===== Data extract =====
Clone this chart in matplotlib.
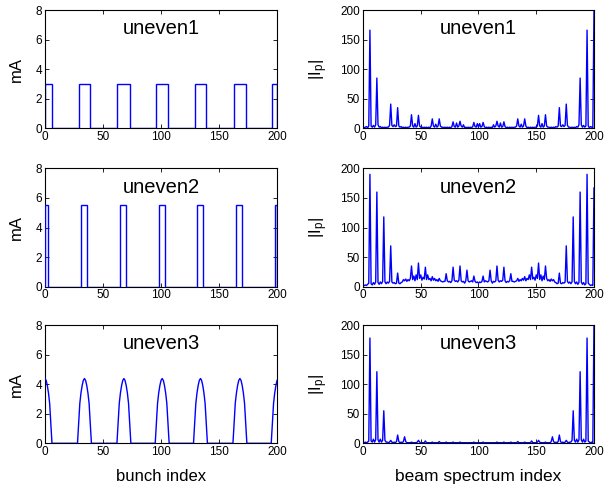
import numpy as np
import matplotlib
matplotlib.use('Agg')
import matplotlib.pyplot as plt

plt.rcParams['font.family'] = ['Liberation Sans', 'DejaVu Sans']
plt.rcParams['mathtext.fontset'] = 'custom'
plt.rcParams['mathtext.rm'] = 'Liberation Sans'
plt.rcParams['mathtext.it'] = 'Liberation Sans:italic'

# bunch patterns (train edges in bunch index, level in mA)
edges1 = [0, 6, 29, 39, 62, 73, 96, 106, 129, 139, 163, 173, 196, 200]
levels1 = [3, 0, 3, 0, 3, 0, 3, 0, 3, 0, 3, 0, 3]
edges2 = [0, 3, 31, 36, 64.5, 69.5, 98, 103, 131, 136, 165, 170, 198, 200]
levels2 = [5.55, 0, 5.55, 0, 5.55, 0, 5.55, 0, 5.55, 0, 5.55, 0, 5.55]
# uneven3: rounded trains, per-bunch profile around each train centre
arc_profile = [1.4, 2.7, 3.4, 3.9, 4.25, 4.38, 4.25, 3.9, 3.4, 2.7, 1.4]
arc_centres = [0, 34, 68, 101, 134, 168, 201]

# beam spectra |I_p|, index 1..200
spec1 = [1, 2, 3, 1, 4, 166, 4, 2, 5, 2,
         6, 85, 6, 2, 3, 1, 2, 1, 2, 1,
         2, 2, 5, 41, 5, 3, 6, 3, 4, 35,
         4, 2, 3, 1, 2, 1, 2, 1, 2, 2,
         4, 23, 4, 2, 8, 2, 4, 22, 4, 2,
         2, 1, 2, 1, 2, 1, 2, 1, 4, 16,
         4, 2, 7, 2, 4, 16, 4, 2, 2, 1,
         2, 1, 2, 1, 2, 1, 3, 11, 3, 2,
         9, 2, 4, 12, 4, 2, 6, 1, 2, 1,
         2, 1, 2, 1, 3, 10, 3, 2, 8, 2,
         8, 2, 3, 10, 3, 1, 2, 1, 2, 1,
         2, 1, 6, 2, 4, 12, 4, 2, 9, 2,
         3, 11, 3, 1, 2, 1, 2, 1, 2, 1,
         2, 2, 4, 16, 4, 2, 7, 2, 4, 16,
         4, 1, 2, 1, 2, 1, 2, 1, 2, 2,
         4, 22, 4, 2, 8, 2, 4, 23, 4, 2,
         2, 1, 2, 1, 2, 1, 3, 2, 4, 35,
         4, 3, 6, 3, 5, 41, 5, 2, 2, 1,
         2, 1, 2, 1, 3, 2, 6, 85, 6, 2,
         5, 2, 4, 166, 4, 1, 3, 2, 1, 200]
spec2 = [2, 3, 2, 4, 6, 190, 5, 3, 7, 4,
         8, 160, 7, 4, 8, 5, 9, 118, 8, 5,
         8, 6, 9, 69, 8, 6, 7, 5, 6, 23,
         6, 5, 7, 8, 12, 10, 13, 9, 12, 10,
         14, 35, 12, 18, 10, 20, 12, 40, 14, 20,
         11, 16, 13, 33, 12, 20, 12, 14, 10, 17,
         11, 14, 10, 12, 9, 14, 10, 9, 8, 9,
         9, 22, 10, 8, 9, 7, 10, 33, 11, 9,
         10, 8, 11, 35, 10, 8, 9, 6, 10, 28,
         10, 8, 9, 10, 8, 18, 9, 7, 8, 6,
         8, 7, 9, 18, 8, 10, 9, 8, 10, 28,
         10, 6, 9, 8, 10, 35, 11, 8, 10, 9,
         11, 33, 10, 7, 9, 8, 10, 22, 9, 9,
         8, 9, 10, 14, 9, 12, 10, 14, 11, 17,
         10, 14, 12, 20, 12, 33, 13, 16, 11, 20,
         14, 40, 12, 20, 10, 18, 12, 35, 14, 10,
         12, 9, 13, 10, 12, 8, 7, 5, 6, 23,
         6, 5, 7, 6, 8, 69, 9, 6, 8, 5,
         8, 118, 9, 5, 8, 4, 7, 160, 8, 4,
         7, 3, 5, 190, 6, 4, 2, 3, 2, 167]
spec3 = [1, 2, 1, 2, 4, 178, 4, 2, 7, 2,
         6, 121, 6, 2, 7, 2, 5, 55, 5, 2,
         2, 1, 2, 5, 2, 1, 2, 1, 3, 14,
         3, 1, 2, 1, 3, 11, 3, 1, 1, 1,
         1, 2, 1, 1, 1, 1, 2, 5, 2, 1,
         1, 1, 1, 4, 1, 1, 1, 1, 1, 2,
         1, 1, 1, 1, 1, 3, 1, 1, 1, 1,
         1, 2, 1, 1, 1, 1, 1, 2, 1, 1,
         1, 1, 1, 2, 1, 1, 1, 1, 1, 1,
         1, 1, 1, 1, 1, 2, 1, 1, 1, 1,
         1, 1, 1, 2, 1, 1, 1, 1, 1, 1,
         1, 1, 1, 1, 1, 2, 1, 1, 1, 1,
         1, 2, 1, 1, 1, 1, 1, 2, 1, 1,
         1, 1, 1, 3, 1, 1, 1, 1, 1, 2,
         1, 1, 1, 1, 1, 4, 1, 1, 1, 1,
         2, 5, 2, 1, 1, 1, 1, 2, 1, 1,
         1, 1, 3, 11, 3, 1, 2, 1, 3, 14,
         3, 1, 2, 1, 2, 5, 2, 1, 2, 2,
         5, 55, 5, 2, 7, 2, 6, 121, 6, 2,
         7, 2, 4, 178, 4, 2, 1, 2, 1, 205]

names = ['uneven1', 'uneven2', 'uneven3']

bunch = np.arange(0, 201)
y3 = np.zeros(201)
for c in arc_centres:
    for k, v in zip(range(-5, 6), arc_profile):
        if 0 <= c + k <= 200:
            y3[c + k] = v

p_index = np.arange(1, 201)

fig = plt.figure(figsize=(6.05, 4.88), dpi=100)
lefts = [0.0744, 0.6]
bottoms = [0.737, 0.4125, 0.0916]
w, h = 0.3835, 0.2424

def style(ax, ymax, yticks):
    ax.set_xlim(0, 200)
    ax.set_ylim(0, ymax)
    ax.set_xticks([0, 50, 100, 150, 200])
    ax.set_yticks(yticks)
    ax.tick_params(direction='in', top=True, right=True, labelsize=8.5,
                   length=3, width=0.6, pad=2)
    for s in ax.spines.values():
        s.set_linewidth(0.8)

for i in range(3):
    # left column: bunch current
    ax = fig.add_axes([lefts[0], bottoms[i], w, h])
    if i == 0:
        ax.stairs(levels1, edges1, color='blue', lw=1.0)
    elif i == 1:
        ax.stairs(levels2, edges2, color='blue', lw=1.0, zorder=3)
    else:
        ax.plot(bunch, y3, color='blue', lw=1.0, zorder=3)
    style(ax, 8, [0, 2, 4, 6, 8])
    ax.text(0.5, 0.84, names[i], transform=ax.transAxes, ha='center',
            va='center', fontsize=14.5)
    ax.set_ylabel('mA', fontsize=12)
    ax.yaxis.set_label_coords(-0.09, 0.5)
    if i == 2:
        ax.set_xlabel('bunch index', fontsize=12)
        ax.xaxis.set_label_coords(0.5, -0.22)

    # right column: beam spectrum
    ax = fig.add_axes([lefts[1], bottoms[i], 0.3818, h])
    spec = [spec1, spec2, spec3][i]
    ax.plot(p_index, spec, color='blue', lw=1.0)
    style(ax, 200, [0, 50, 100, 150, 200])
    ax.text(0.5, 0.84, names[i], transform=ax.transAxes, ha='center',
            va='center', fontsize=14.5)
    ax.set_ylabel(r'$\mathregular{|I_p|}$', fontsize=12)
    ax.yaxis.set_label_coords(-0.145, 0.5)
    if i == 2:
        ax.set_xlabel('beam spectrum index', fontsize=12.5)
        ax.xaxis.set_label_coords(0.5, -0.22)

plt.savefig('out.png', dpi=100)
=====
Prompt: Without the pictures, please reproduce each line of the listing above exactly, from the first one through the line bearing "import matplotlib.pyplot as plt".

Worked solution:
Clone this chart in matplotlib.
import numpy as np
import matplotlib
matplotlib.use('Agg')
import matplotlib.pyplot as plt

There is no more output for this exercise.